No caso de Vicente Pires, o agressor, que é pai de outro garoto, afirmou que sua reação “foi motivada por meses de omissão da escola diante de casos de bullying sofridos por seu filho”.
O advogado disse ainda que vai recorrer da decisão, pois os mesmos fatos foram analisados em outras esferas, “administrativa e criminal”. E neles acabou absolvido. “Justamente porque a conduta foi reconhecida como mero exercício regular de direito”, concluiu.
Mãe se diz aliviada
Em entrevista à reportagem, a mãe do menino denunciado disse que ficou aliviada com a sentença, a qual definiu como “pedagógica”.
“Espero que esse pai compreenda os excessos e abusos que cometeu. E que outros pais compreendam que não podem usar de violência para ofender outras crianças. Quando um menino de 2 anos é levado para o âmbito policial, algo está errado”, afirmou a mãe.
“Nossas crianças precisam de compreensão e acolhimento”, completou.
A mãe rebateu o argumento apresentado pelo advogado de que ele teria a procurado para solucionar o problema. “Ele nunca tentou contato comigo ou com o meu marido. Nunca. Gostaria muito que ele tivesse nos procurado e evitado tudo isso”, pontuou.
Ela confirma as agressões do menino, mas considera que o denunciante poderia ter assumido outra postura. “Crianças de 2 anos batem, mordem, puxam cabelo. Isso acontece. Meu filho, em diferentes ocasiões, machucou um coleguinha e apanhou também. Essas coisas acontecem porque uma pessoa dessa idade ainda não tem maturidade para lidar com frustrações, brinquedos compartilhados”, exemplificou.
A mãe contou, ainda, que ela e o advogado estavam presentes em um momento que o filho dela bateu no colega. “Então, eu me abaixei, falei com meu filho e me desculpei tanto com o menininho quanto com o pai dele.”

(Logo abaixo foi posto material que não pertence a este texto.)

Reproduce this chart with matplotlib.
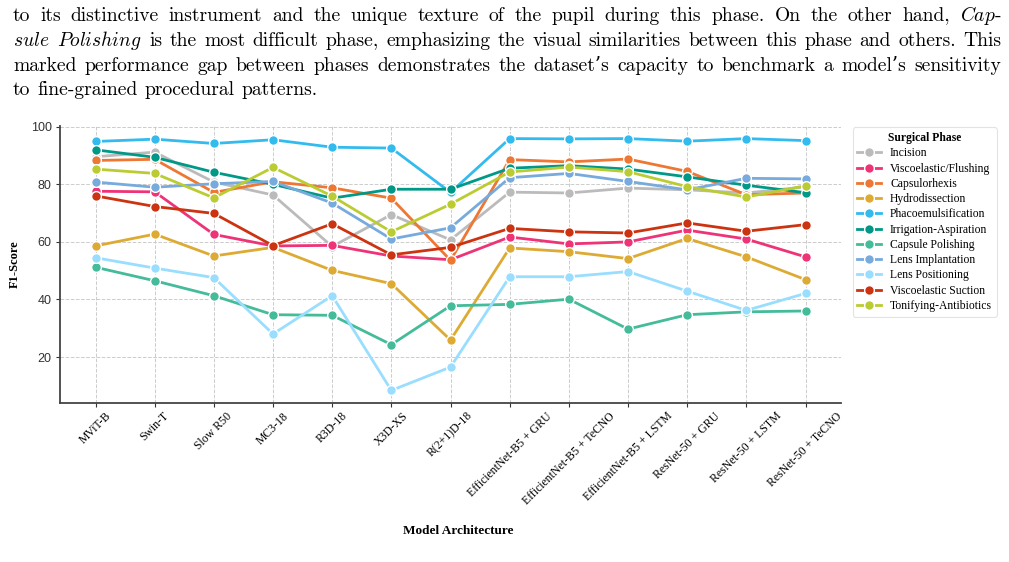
import matplotlib
matplotlib.use("Agg")
import matplotlib.pyplot as plt
from matplotlib.font_manager import FontProperties

plt.rcParams['mathtext.fontset'] = 'cm'
plt.rcParams['axes.unicode_minus'] = False

# model architectures (x axis)
models = ['MViT-B', 'Swin-T', 'Slow R50', 'MC3-18', 'R3D-18', 'X3D-XS', 'R(2+1)D-18',
          'EfficientNet-B5 + GRU', 'EfficientNet-B5 + TeCNO', 'EfficientNet-B5 + LSTM',
          'ResNet-50 + GRU', 'ResNet-50 + LSTM', 'ResNet-50 + TeCNO']

# F1 per surgical phase
incision = [89.6, 91.2, 80.8, 76.3, 58.4, 69.5, 60.7, 77.3, 77.0, 78.7, 78.1, 77.0, 79.1]
visco_flushing = [77.6, 77.4, 62.6, 58.6, 58.8, 55.1, 53.8, 61.7, 59.3, 60.0, 64.1, 61.0, 54.8]
capsulorhexis = [88.3, 88.7, 77.2, 80.9, 78.8, 75.2, 53.6, 88.6, 87.8, 88.8, 84.5, 76.4, 77.0]
hydrodissection = [58.6, 62.7, 55.1, 58.1, 50.1, 45.5, 25.9, 57.9, 56.6, 54.2, 61.2, 54.8, 46.9]
phaco = [94.9, 95.7, 94.2, 95.5, 92.9, 92.6, 77.2, 95.9, 95.8, 95.9, 95.0, 95.9, 95.2]
irrigation = [92.0, 89.4, 84.2, 80.0, 75.2, 78.3, 78.3, 85.6, 86.5, 85.3, 82.6, 79.7, 77.1]
capsule_polishing = [51.2, 46.5, 41.3, 34.7, 34.5, 24.3, 37.8, 38.3, 40.1, 29.7, 34.7, 35.7, 36.0]
lens_implantation = [80.8, 79.0, 80.2, 81.0, 73.5, 61.0, 64.9, 82.3, 83.8, 81.0, 78.1, 82.1, 81.9]
lens_positioning = [54.5, 50.9, 47.6, 28.0, 41.3, 8.4, 16.5, 47.9, 47.9, 49.7, 42.9, 36.2, 42.1]
visco_suction = [76.0, 72.3, 69.9, 58.7, 66.3, 55.5, 58.1, 64.7, 63.5, 63.1, 66.6, 63.7, 66.0]
tonifying = [85.3, 83.8, 75.3, 85.9, 75.9, 63.5, 73.1, 84.3, 86.0, 84.4, 79.2, 75.6, 79.5]

phases = ['Incision', 'Viscoelastic/Flushing', 'Capsulorhexis', 'Hydrodissection',
          'Phacoemulsification', 'Irrigation-Aspiration', 'Capsule Polishing',
          'Lens Implantation', 'Lens Positioning', 'Viscoelastic Suction',
          'Tonifying-Antibiotics']
values = [incision, visco_flushing, capsulorhexis, hydrodissection, phaco, irrigation,
          capsule_polishing, lens_implantation, lens_positioning, visco_suction, tonifying]
colors = ['#bbbbbb', '#ee3377', '#ee7733', '#ddaa33', '#33bbee', '#009988',
          '#44bb99', '#77aadd', '#99ddff', '#cc3311', '#bbcc33']

W, H = 1009, 562
fig = plt.figure(figsize=(W / 100, H / 100), dpi=100)

# paragraph of the paper above the chart (justified like the page)
para = [
    ['to', 'its', 'distinctive', 'instrument', 'and', 'the', 'unique', 'texture', 'of',
     'the', 'pupil', 'during', 'this', 'phase.', 'On', 'the', 'other', 'hand,',
     r'$\mathit{Cap}$-'],
    [r'$\mathit{sule}$', r'$\mathit{Polishing}$', 'is', 'the', 'most', 'difficult',
     'phase,', 'emphasizing', 'the', 'visual', 'similarities', 'between', 'this', 'phase',
     'and', 'others.', 'This'],
    ['marked', 'performance', 'gap', 'between', 'phases', 'demonstrates', 'the',
     'dataset\u2019s', 'capacity', 'to', 'benchmark', 'a', 'model\u2019s', 'sensitivity'],
    ['to', 'fine-grained', 'procedural', 'patterns.'],
]
baselines = [21, 45.5, 70.5, 95]
x0, x1 = 13, 1001
renderer = fig.canvas.get_renderer()
lines = []
for words, yb in zip(para, baselines):
    lines.append([fig.text(0, 1 - yb / H, w, fontsize=10, family=['cmr10', 'DejaVu Serif'],
                           va='baseline') for w in words])

# pick a size so the full lines fit with normal word spacing
scales = []
for objs in lines[:3]:
    natural = sum(t.get_window_extent(renderer).width for t in objs)
    natural += (len(objs) - 1) * 0.36 * 10 * 100 / 72
    scales.append((x1 - x0) / natural)
fs = 10 * min(scales)
for i, objs in enumerate(lines):
    for t in objs:
        t.set_fontsize(fs)
    widths = [t.get_window_extent(renderer).width for t in objs]
    if i < len(lines) - 1:
        gap = (x1 - x0 - sum(widths)) / (len(objs) - 1)
    else:
        gap = 0.36 * fs * 100 / 72
    x = x0
    for t, w in zip(objs, widths):
        t.set_x(x / W)
        x += w + gap

ax = fig.add_axes([60 / W, 1 - 403 / H, (841 - 60) / W, (403 - 126) / H])
xs = list(range(len(models)))
for name, vals, c in zip(phases, values, colors):
    ax.plot(xs, vals, color=c, linewidth=2, marker='o', markersize=7,
            markeredgecolor='white', markeredgewidth=1, label=name)

ax.set_xticks(xs)
ax.set_xticklabels(models, rotation=45, ha='center', fontsize=8.5, family='Liberation Serif')
ax.set_yticks([20, 40, 60, 80, 100])
ax.tick_params(axis='y', labelsize=9, labelcolor='#333333', length=3, color='#333333', pad=3)
ax.tick_params(axis='x', length=3, color='#333333', pad=2)
for lab in ax.get_yticklabels():
    lab.set_family('Liberation Sans')

ax.grid(True, linestyle='--', color='#cccccc', linewidth=0.7)
ax.set_axisbelow(True)
for s in ['top', 'right']:
    ax.spines[s].set_visible(False)
for s in ['left', 'bottom']:
    ax.spines[s].set_color('#444444')
    ax.spines[s].set_linewidth(1.3)

ax.set_xlabel('Model Architecture', fontsize=9.5, fontweight='bold', family='Liberation Serif')
ax.xaxis.set_label_coords(0.51, -0.44)
ax.set_ylabel('F1-Score', fontsize=9, fontweight='bold', family='Liberation Serif')
ax.yaxis.set_label_coords(-0.05, 0.5)

leg = ax.legend(title='Surgical Phase', loc='upper left', bbox_to_anchor=(1.015, 0.995),
                prop=FontProperties(family='Liberation Serif', size=8.4),
                title_fontproperties=FontProperties(family='Liberation Serif', size=8.4,
                                                    weight='bold'),
                frameon=True, edgecolor='#dddddd', handlelength=2.0, labelspacing=0.28,
                borderaxespad=0)
leg.get_frame().set_linewidth(0.8)

fig.savefig('out.png', dpi=100)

“Quando tive na mão o boletim de ocorrência de lesão corporal cometida por um bebê de 2 anos, fiquei em choque. Isso causou muitos danos à minha família. Meu marido e eu ficamos transtornados. As crianças são muito sensíveis, e meu filho percebeu a mudança. Na escola, dividiram a turma, e ele sentiu, teve mudança de comportamento, passou muitas noites chorando, teve terror noturno”, lamentou.
Credibilidade da Justiça
Na avaliação da advogada da família da criança denunciada, Isa Ranieri Batista, a sentença foi cirúrgica, importante e educativa. “Ela serve como exemplo e incentiva o diálogo entre os pais, principalmente no ambiente escolar. Existem vários meios de tratar conflitos infantis. E, sem dúvidas, o mais adequado não é a polícia”, ressaltou.
A advogada orienta sobre a necessidades de tentar todas as vias disponíveis antes de se recorrer à polícia, por exemplo. “Sabemos que eles tratam de crimes graves, que afetam diretamente as integridades física e psicológica das pessoas. E, neste caso, falamos de crianças”, enfatizou Isa.